Suppressor of cytokine signaling (SOCS)-1 is a member of a family of proteins that negatively regulate cytokine signaling pathways. We have previously established that SOCS-1 is a key regulator of IFN-gamma signaling and that IFN-gamma is responsible for the complex inflammatory disease that leads to the death of SOCS-1-deficient mice. In this study, we provide evidence that SOCS-1 is also a critical regulator of IFN-gamma-independent immunoregulatory factors. Mice lacking both SOCS-1 and IFN-gamma, although outwardly healthy, have clear abnormalities in their immune system, including a reduced ratio of CD4:CD8 T cells in lymphoid tissues and increased expression of T cell activation markers. To examine the contribution of TCR Ag specificity to these immune defects, we have generated two lines of SOCS-1-deficient mice expressing a transgenic TCR specific for an exogenous Ag, OVA (OT-I and OT-II). Although TCR transgenic SOCS-1(-/-) mice have a longer lifespan than nontransgenic SOCS-1(-/-) mice, they still die as young adults with inflammatory disease and the TCR transgenic SOCS-1(-/-) T cells appear activated despite the absence of OVA. This suggests that both Ag-dependent and -independent mechanisms contribute to the disease in SOCS-1-deficient mice. Thus, SOCS-1 is a critical regulator of T cell activation and homeostasis, and its influence extends beyond regulating IFN-gamma signaling.

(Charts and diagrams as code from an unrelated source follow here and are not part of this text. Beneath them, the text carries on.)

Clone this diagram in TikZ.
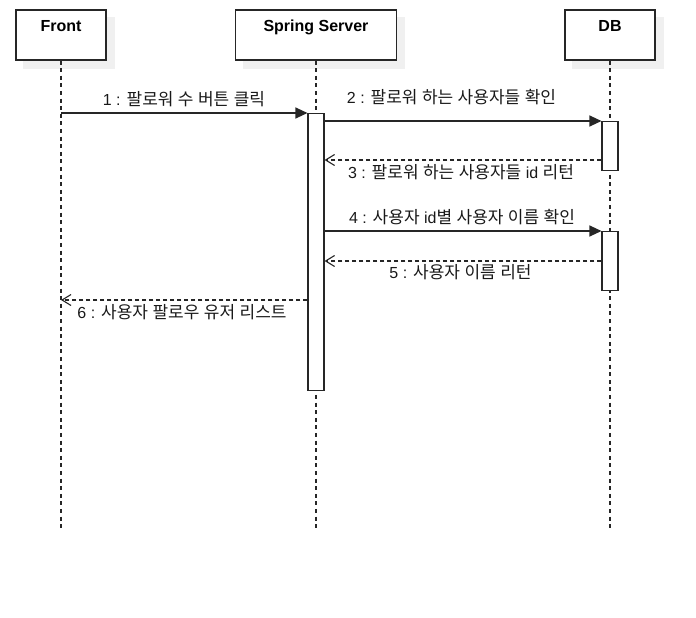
\documentclass[tikz,border=0pt]{standalone}
\usepackage{fontspec}
\setmainfont{Liberation Sans}
\newfontfamily\kr{Noto Sans CJK KR}
% Hangul words set in the CJK face, spaces and Latin in Liberation Sans
\newcommand\K[1]{{\kr\fontsize{17}{19}\selectfont #1}}
\usetikzlibrary{arrows.meta}
\begin{document}
\begin{tikzpicture}[x=1pt,y=-1pt,
  actorbox/.style={draw=black!85, fill=white, line width=1.1pt, minimum height=50pt, inner sep=0pt},
  boxshade/.style={fill=black!6},
  title/.style={font=\bfseries\fontsize{16}{19}\selectfont, anchor=base, inner sep=0pt},
  lifeline/.style={draw=black!85, line width=1.1pt, dash pattern=on 4pt off 3.6pt},
  actbar/.style={draw=black!85, fill=white, line width=1.1pt, minimum width=16pt, inner sep=0pt},
  callmsg/.style={draw=black!85, line width=1.1pt, -{Triangle[length=12pt,width=11pt]}},
  retmsg/.style={draw=black!85, line width=1.1pt, dash pattern=on 4pt off 3pt, -{Straight Barb[length=9pt,width=11pt,line width=1.1pt]}},
  msglabel/.style={font=\fontsize{16}{19}\selectfont, anchor=base, inner sep=0pt, text=black!90}
]
\useasboundingbox (0,0) rectangle (696,618);

% participant boxes with a flat offset shadow
\path (61,35) coordinate (frontc) (316,35) coordinate (springc) (610,35) coordinate (dbc);
\node[actorbox, draw=none, fill=none, minimum width=90pt] (front) at (frontc) {};
\node[actorbox, draw=none, fill=none, minimum width=161pt] (spring) at (springc) {};
\node[actorbox, draw=none, fill=none, minimum width=90pt] (db) at (dbc) {};
\fill[boxshade] ([shift={(8,8)}]front.north west) rectangle ([shift={(8,8)}]front.south east);
\fill[boxshade] ([shift={(8,8)}]spring.north west) rectangle ([shift={(8,8)}]spring.south east);
\fill[boxshade] ([shift={(8,8)}]db.north west) rectangle ([shift={(8,8)}]db.south east);
\node[actorbox, minimum width=90pt] (frontbox) at (frontc) {};
\node[actorbox, minimum width=161pt] (springbox) at (springc) {};
\node[actorbox, minimum width=90pt] (dbbox) at (dbc) {};

\node[title] (frontname) at (61,32) {Front};
\node[title] (springname) at (316,32) {Spring Server};
\node[title] (dbname) at (610,32) {DB};

% lifelines
\coordinate (frontend) at (61,529);
\coordinate (springend) at (316,529);
\coordinate (dbend) at (610,529);
\draw[lifeline] (frontbox.south) -- (frontend);
\draw[lifeline] (springbox.south) -- (springend);
\draw[lifeline] (dbbox.south) -- (dbend);

% activation bars
\node[actbar, minimum height=277pt, anchor=north] (sact) at (316,113) {};
\node[actbar, minimum height=49pt, anchor=north] (dact1) at (610,121) {};
\node[actbar, minimum height=59pt, anchor=north] (dact2) at (610,231) {};

% messages
\draw[callmsg] (frontbox.south |- sact.north) -- (sact.north west);
\draw[callmsg] (sact.east |- dact1.north) -- (dact1.north west);
\coordinate (r1) at (610,160);
\draw[retmsg] (dact1.west |- r1) -- (sact.east |- r1);
\draw[callmsg] (sact.east |- dact2.north) -- (dact2.north west);
\coordinate (r2) at (610,261);
\draw[retmsg] (dact2.west |- r2) -- (sact.east |- r2);
\coordinate (r3) at (316,300);
\draw[retmsg] (sact.west |- r3) -- (frontbox.south |- r3);

% message labels
\node[msglabel] (l1) at (184,106) {1 : \K{팔로워} \K{수} \K{버튼} \K{클릭}};
\node[msglabel] (l2) at (451.5,103) {2 : \K{팔로워} \K{하는} \K{사용자들} \K{확인}};
\node[msglabel] (l3) at (461,178) {3 : \K{팔로워} \K{하는} \K{사용자들} id \K{리턴}};
\node[msglabel] (l4) at (462,223) {4 : \K{사용자} id\K{별} \K{사용자} \K{이름} \K{확인}};
\node[msglabel] (l5) at (460.5,278) {5 : \K{사용자} \K{이름} \K{리턴}};
\node[msglabel] (l6) at (182,318) {6 : \K{사용자} \K{팔로우} \K{유저} \K{리스트}};
\end{tikzpicture}
\end{document}
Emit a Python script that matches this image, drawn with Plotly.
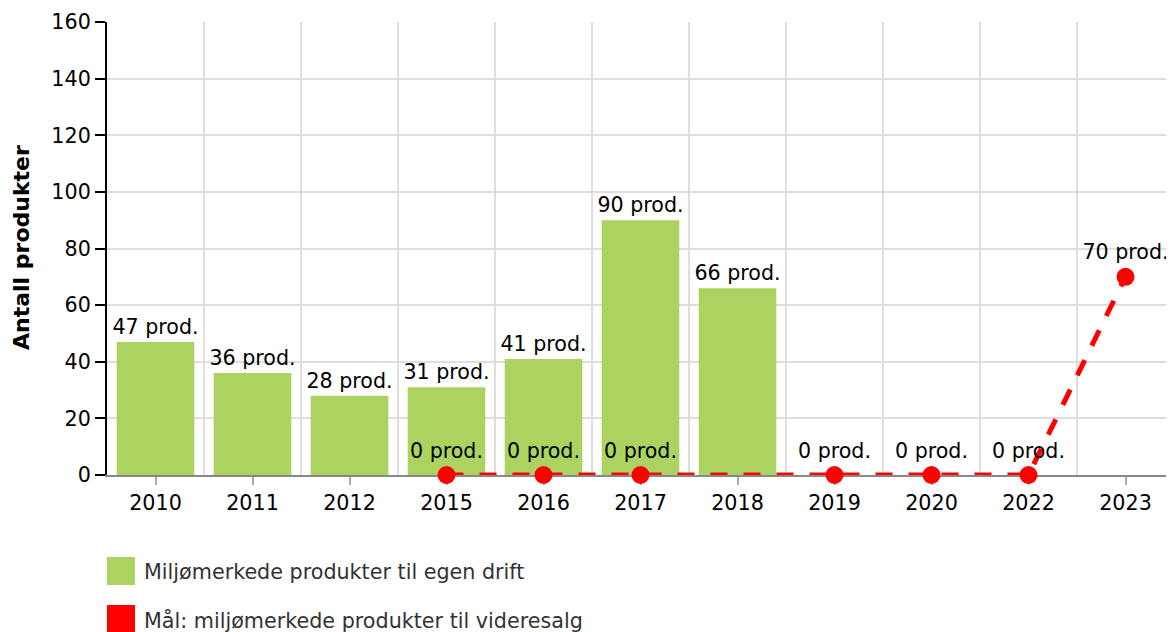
import plotly.graph_objects as go

years = ["2010", "2011", "2012", "2015", "2016", "2017", "2018", "2019", "2020", "2022", "2023"]
egen_drift = [47, 36, 28, 31, 41, 90, 66, None, None, None, None]
maal_videresalg = [None, None, None, 0, 0, 0, None, 0, 0, 0, 70]
series_names = ["Miljømerkede produkter til egen drift", "Mål: miljømerkede produkter til videresalg"]
y_title = "Antall produkter"

green = "#acd35f"
red = "#ff0000"
font_family = "Verdana, DejaVu Sans, sans-serif"

# the page body has an 8px margin, so the figure is drawn 8px in from the top-left
OFF = 8
W, H = 1174 - OFF, 632 - OFF
L, R, T, B = 107 - OFF, 0, 22 - OFF, 632 - 475
pw, ph = W - L - R, H - T - B


def px_x(p):
    return (p - OFF - L) / pw


def px_y(p):
    return (H - B - (p - OFF)) / ph


fig = go.Figure()
fig.add_trace(go.Bar(
    x=years, y=egen_drift, name=series_names[0],
    marker=dict(color=green, line=dict(width=0)),
    text=[f"{v} prod." if v is not None else "" for v in egen_drift],
    textposition="outside", cliponaxis=False, constraintext="none",
    textfont=dict(size=20.6, color="#000", family=font_family),
    showlegend=False,
))
fig.add_trace(go.Scatter(
    x=years, y=maal_videresalg, mode="lines+markers+text", name=series_names[1],
    connectgaps=True, showlegend=False,
    line=dict(color=red, width=5, dash="17px,16px"),
    marker=dict(color=red, size=18),
    text=[f"{v} prod." if v is not None else "" for v in maal_videresalg],
    textposition="top center", cliponaxis=False,
    textfont=dict(size=20.6, color="#000", family=font_family),
))

shapes = []
annotations = []
# manual legend (large square swatches as in the reference)
for i, (name, col) in enumerate(zip(series_names, [green, red])):
    top = 557 + i * 48
    shapes.append(dict(type="rect", xref="paper", yref="paper",
                       x0=px_x(107), x1=px_x(135), y0=px_y(top + 28), y1=px_y(top),
                       fillcolor=col, line=dict(width=0), layer="above"))
    annotations.append(dict(xref="paper", yref="paper", x=px_x(142), y=px_y(top + 15),
                            xanchor="left", yanchor="middle", showarrow=False, text=name,
                            font=dict(size=20.7, color="#333", family=font_family)))
# y axis title
annotations.append(dict(xref="paper", yref="paper", x=px_x(21), y=px_y(248), textangle=-90,
                        xanchor="center", yanchor="middle", showarrow=False,
                        text=f"<b>{y_title}</b>",
                        font=dict(size=22, color="#000", family=font_family)))

fig.update_layout(
    width=W, height=H,
    margin=dict(l=L, r=R, t=T, b=B),
    paper_bgcolor="white", plot_bgcolor="white",
    font=dict(family=font_family, size=21, color="#000"),
    bargap=0.2,
    showlegend=False,
    shapes=shapes, annotations=annotations,
    xaxis=dict(
        type="category", range=[-0.5, 10.5], automargin=False,
        showgrid=False, layer="below traces",
        showline=True, linecolor="#888", linewidth=2,
        ticks="outside", ticklen=8, tickcolor="#aaa", tickwidth=2,
        tickfont=dict(size=20.7, color="#000"),
    ),
    xaxis2=dict(
        overlaying="x", range=[-0.5, 10.5], automargin=False,
        tickvals=[i + 0.5 for i in range(len(years) - 1)],
        showgrid=True, gridcolor="#dedede", gridwidth=2, showticklabels=False,
        showline=False, zeroline=False, ticks="", layer="below traces",
    ),
    yaxis=dict(
        range=[0, 160], dtick=20, automargin=False,
        showgrid=True, gridcolor="#dedede", gridwidth=2,
        showline=True, linecolor="#000", linewidth=2,
        ticks="outside", ticklen=10, tickcolor="#000", tickwidth=2,
        tickfont=dict(size=20.7, color="#000"),
        zeroline=False,
    ),
)
fig.add_trace(go.Scatter(x=[0], y=[None], xaxis="x2", showlegend=False, hoverinfo="skip"))

fig.write_html("out.html")
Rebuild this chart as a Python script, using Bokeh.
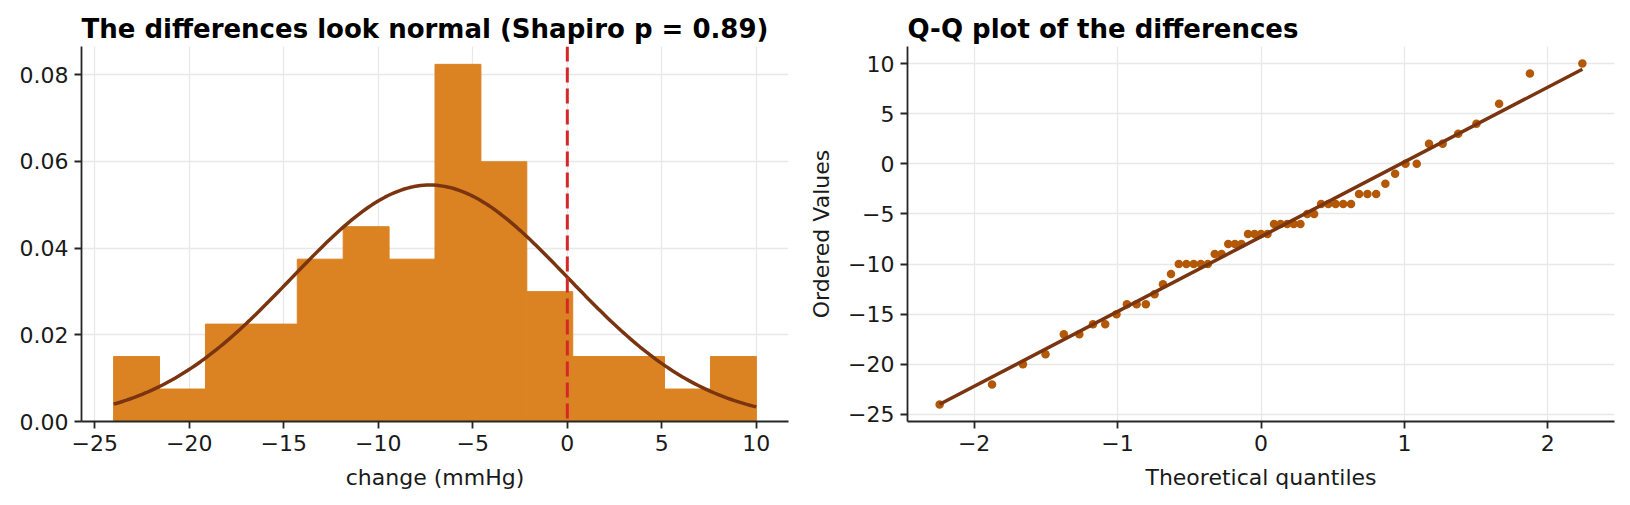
import numpy as np
from statistics import NormalDist
from bokeh.plotting import figure
from bokeh.layouts import row
from bokeh.models import Range1d, FixedTicker, CustomJSTickFormatter, Span
from bokeh.embed import file_html
from bokeh.resources import INLINE

# paired differences (after - before)
differences = [-24, -22, -20, -19, -17, -17, -16, -16, -15, -14, -14, -14, -13, -12,
               -11, -10, -10, -10, -10, -10, -9, -9, -8, -8, -8, -7, -7, -7, -7,
               -6, -6, -6, -6, -6, -5, -5, -4, -4, -4, -4, -4, -3, -3, -3, -2, -1,
               0, 0, 2, 2, 3, 4, 6, 9, 10]
n_bins = 14
reference_change = 0

hist_x_ticks = [-25, -20, -15, -10, -5, 0, 5, 10]
hist_y_ticks = [0.0, 0.02, 0.04, 0.06, 0.08]
qq_x_ticks = [-2, -1, 0, 1, 2]
qq_y_ticks = [-25, -20, -15, -10, -5, 0, 5, 10]

hist_title = "The differences look normal (Shapiro p = 0.89)"
qq_title = "Q-Q plot of the differences"

FONT = "DejaVu Sans"
BAR = "#db8322"
DARK = "#7a3510"
POINT = "#b35806"
RED = "#d62728"

d = np.array(differences, dtype=float)
density, edges = np.histogram(d, bins=n_bins, density=True)

# normal curve from the sample mean / sd
mu, sd = d.mean(), d.std(ddof=1)
xs = np.linspace(d.min(), d.max(), 200)
pdf = [NormalDist(mu, sd).pdf(x) for x in xs]

# order statistic medians like scipy.stats.probplot
n = len(d)
m = (np.arange(1, n + 1) - 0.3175) / (n + 0.365)
m[-1] = 0.5 ** (1.0 / n)
m[0] = 1 - m[-1]
osm = np.array([NormalDist().inv_cdf(q) for q in m])
osr = np.sort(d)
slope, intercept = np.polyfit(osm, osr, 1)

minus_fmt = CustomJSTickFormatter(code="return (tick < 0 ? '\\u2212' : '') + Math.abs(tick).toString();")


def pad(lo, hi, frac=0.05):
    span = hi - lo
    return lo - frac * span, hi + frac * span


def style(p):
    p.outline_line_color = None
    p.background_fill_color = "white"
    p.title.text_font = FONT
    p.title.text_font_size = "26px"
    p.title.text_font_style = "bold"
    p.title.text_color = "black"
    p.title.align = "left"
    p.title.standoff = 6
    for ax in (p.xaxis, p.yaxis):
        ax.axis_line_color = "#262626"
        ax.axis_line_width = 1.8
        ax.major_tick_line_color = "#262626"
        ax.major_tick_line_width = 1.8
        ax.major_tick_out = 7
        ax.major_tick_in = 0
        ax.minor_tick_out = 0
        ax.minor_tick_in = 0
        ax.major_label_text_font = FONT
        ax.major_label_text_font_size = "22px"
        ax.major_label_text_color = "#1a1a1a"
        ax.major_label_standoff = 6
        ax.axis_label_text_font = FONT
        ax.axis_label_text_font_size = "22px"
        ax.axis_label_text_font_style = "normal"
        ax.axis_label_text_color = "#1a1a1a"
        ax.axis_label_standoff = 11
    p.grid.grid_line_color = "#e8e8e8"
    p.grid.grid_line_width = 1.3


# ---- left: histogram with normal fit ----
hx0, hx1 = pad(d.min(), d.max())
p1 = figure(width=800, height=497, output_backend="svg", toolbar_location=None,
            x_range=Range1d(hx0, hx1), y_range=Range1d(0, density.max() * 1.05),
            title=hist_title, x_axis_label="change (mmHg)",
            min_border_left=81, min_border_right=12, min_border_top=46, min_border_bottom=76)
style(p1)
p1.quad(left=edges[:-1], right=edges[1:], bottom=0, top=density,
        fill_color=BAR, fill_alpha=1.0, line_color=BAR, line_width=1)
p1.line(xs, pdf, line_color=DARK, line_width=3.5)
p1.add_layout(Span(location=reference_change, dimension="height", line_color=RED,
                   line_width=3, line_dash="15 6"))
p1.xaxis.ticker = FixedTicker(ticks=hist_x_ticks)
p1.xaxis.formatter = minus_fmt
p1.yaxis.ticker = FixedTicker(ticks=hist_y_ticks)
p1.yaxis.formatter = CustomJSTickFormatter(code="return tick.toFixed(2);")

# ---- right: Q-Q plot ----
qx0, qx1 = pad(osm.min(), osm.max())
qy0, qy1 = pad(osr.min(), osr.max())
p2 = figure(width=822, height=497, output_backend="svg", toolbar_location=None,
            x_range=Range1d(qx0, qx1), y_range=Range1d(qy0, qy1),
            title=qq_title, x_axis_label="Theoretical quantiles", y_axis_label="Ordered Values",
            min_border_left=107, min_border_right=8, min_border_top=46, min_border_bottom=76)
style(p2)
p2.scatter(osm, osr, size=8.5, fill_color=POINT, line_color=None)
ends = np.array([osm.min(), osm.max()])
p2.line(ends, slope * ends + intercept, line_color=DARK, line_width=3.5)
p2.xaxis.ticker = FixedTicker(ticks=qq_x_ticks)
p2.xaxis.formatter = minus_fmt
p2.yaxis.ticker = FixedTicker(ticks=qq_y_ticks)
p2.yaxis.formatter = minus_fmt

layout = row(p1, p2)
open("out.html", "w").write(file_html(layout, INLINE))
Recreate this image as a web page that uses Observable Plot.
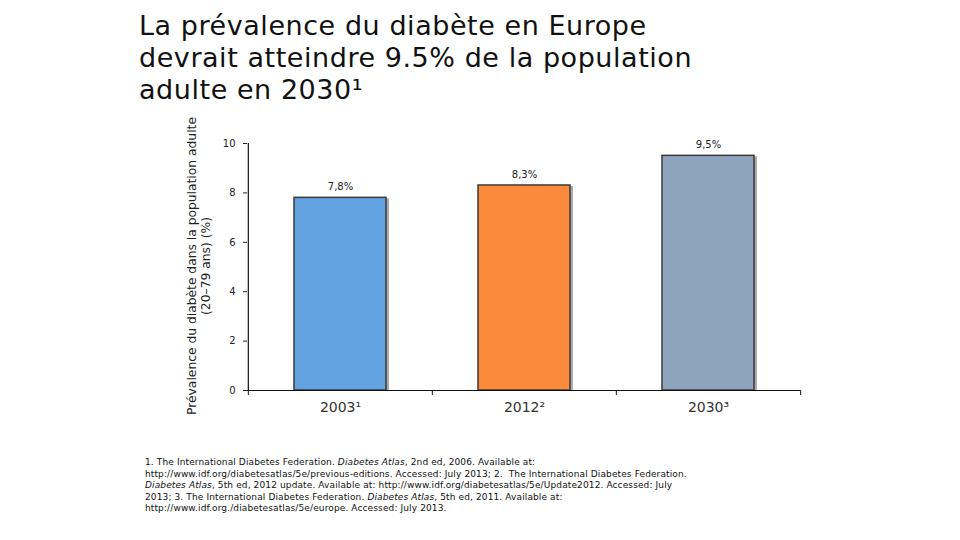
<!DOCTYPE html>
<html>
<head>
<meta charset="utf-8">
<script src="https://cdn.jsdelivr.net/npm/d3@7"></script>
<script src="https://cdn.jsdelivr.net/npm/@observablehq/plot@0.6"></script>
<style>
  html, body { margin: 0; padding: 0; background: #fff; }
  #page { position: relative; width: 960px; height: 540px; overflow: hidden; font-family: "DejaVu Sans", Verdana, sans-serif; }
  #title { position: absolute; left: 139px; top: 10px; font-size: 27px; letter-spacing: 0.55px; line-height: 32px; color: #111; margin: 0; font-weight: normal; }
  #chart { position: absolute; left: 0; top: 110px; }
  #notes { position: absolute; left: 145px; top: 457px; font-size: 9px; letter-spacing: 0.12px; line-height: 11.5px; color: #111; }
</style>
</head>
<body>
<div id="page">
  <h1 id="title">La prévalence du diabète en Europe<br>devrait atteindre 9.5% de la population<br>adulte en 2030¹</h1>
  <div id="chart"></div>
  <div id="notes">1. The International Diabetes Federation. <i>Diabetes Atlas</i>, 2nd ed, 2006. Available at:<br>http://www.idf.org/diabetesatlas/5e/previous-editions. Accessed: July 2013; 2.&nbsp; The International Diabetes Federation.<br><i>Diabetes Atlas</i>, 5th ed, 2012 update. Available at: http://www.idf.org/diabetesatlas/5e/Update2012. Accessed: July<br>2013; 3. The International Diabetes Federation. <i>Diabetes Atlas</i>, 5th ed, 2011. Available at:<br>http://www.idf.org./diabetesatlas/5e/europe. Accessed: July 2013.</div>
</div>
<script>
const categories = ["2003¹", "2012²", "2030³"];
const values = [7.8, 8.3, 9.5];
const valueLabels = ["7,8%", "8,3%", "9,5%"];
const colors = ["#63a2e0", "#fb8a3a", "#8ea3bd"];
const yTicks = [0, 2, 4, 6, 8, 10];
const yLabel = "Prévalence du diabète dans la population adulte\n(20–79 ans) (%)";

const data = categories.map((c, i) => ({category: c, value: values[i], label: valueLabels[i], color: colors[i]}));

const W = 960, H = 330, mL = 247, mR = 160, mT = 33, mB = 50;
const padIn = 0.5, padOut = 0.25;
const step = (W - mL - mR) / (categories.length - padIn + 2 * padOut);

const chart = Plot.plot({
  width: W,
  height: H,
  marginLeft: mL,
  marginRight: mR,
  marginTop: mT,
  marginBottom: mB,
  style: {fontFamily: "DejaVu Sans, Verdana, sans-serif", color: "#222", background: "transparent"},
  x: {domain: categories, paddingInner: padIn, paddingOuter: padOut, label: null},
  y: {domain: [0, 10], label: null},
  marks: [
    Plot.axisY({ticks: yTicks, tickSize: 4, tickPadding: 8, fontSize: 10, label: null}),
    Plot.axisX({tickSize: 0, tickPadding: 12, fontSize: 14, label: null, fill: "#333"}),
    // shadow
    Plot.barY(data, {x: "category", y: "value", fill: "#444", fillOpacity: 0.45, dx: 3, dy: 1}),
    Plot.barY(data, {x: "category", y: "value", fill: "color", stroke: "#3a3a3a", strokeWidth: 1.5}),
    Plot.text(data, {x: "category", y: "value", text: "label", dy: -11, fontSize: 10, fill: "#222"}),
    // axis lines
    Plot.ruleY([0], {stroke: "#111", strokeWidth: 1.2}),
    Plot.ruleX([categories[0]], {y1: 0, y2: 10, dx: -step / 2, stroke: "#111", strokeWidth: 1.2}),
    // category boundary ticks
    Plot.ruleX(categories, {y1: 0, y2: 0.2, dx: -step / 2, dy: 5, stroke: "#111"}),
    Plot.ruleX([categories[categories.length - 1]], {y1: 0, y2: 0.2, dx: step / 2, dy: 5, stroke: "#111"}),
    // y axis title
    Plot.text([yLabel], {frameAnchor: "left", rotate: -90, dx: -49, dy: -1, textAnchor: "middle", fontSize: 12.3, lineHeight: 1.1, fill: "#222"})
  ]
});
document.getElementById("chart").appendChild(chart);
</script>
</body>
</html>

Biological evidence that SOCS-2 can act either as an enhancer or suppressor of growth hormone signaling.

Suppressor of cytokine signaling (SOCS)-2 is a member of a family of intracellular proteins implicated in the negative regulation of cytokine signaling. The generation of SOCS-2-deficient mice, which grow to one and a half times the size of their wild-type littermates, suggests that SOCS-2 may attenuate growth hormone (GH) signaling. In vitro studies indicate that, while SOCS-2 can inhibit GH action at low concentrations, at higher concentrations it may potentiate signaling. To determine whether a similar enhancement of signaling is observed in vivo or alternatively whether increased SOCS-2 levels repress growth in vivo, we generated and analyzed transgenic mice that overexpress SOCS-2 from a human ubiquitin C promoter. These mice are not growth-deficient and are, in fact, significantly larger than wild-type mice. The overexpressed SOCS-2 was found to bind to endogenous GH receptors in a number of mouse organs, while phosphopeptide binding studies with recombinant SOCS-2 defined phosphorylated tyrosine 595 on the GH receptor as the site of interaction. Together, the data implicate SOCS-2 as having dual effects on GH signaling in vivo.

Growth enhancement in suppressor of cytokine signaling 2 (SOCS-2)-deficient mice is dependent on signal transducer and activator of transcription 5b (STAT5b).

Mice lacking suppressor of cytokine signaling-2 (SOCS-2) exhibit accelerated postnatal growth resulting in adult mice that are 1.3 to 1.5 times the size of normal mice. In this study we examined the somatotrophic pathway to determine whether the production or actions of GH or IGF-I are altered in these mice. We demonstrated that SOCS-2(-/-) mice do not have elevated GH levels and suffer no major pituitary dysmorphogenesis, and that SOCS-2-deficient embryonic fibroblasts do not have altered IGF-I signaling. Primary hepatocytes from SOCS-2(-/-) mice, however, did have moderately prolonged signal transducer and activator of transcription 5 signaling in response to GH stimulation. Furthermore, the deletion of SOCS-2 from mice also lacking signal transducer and activator of transcription 5b had little effect on growth, suggesting that the action of SOCS-2 may be the regulation of the GH signaling pathway.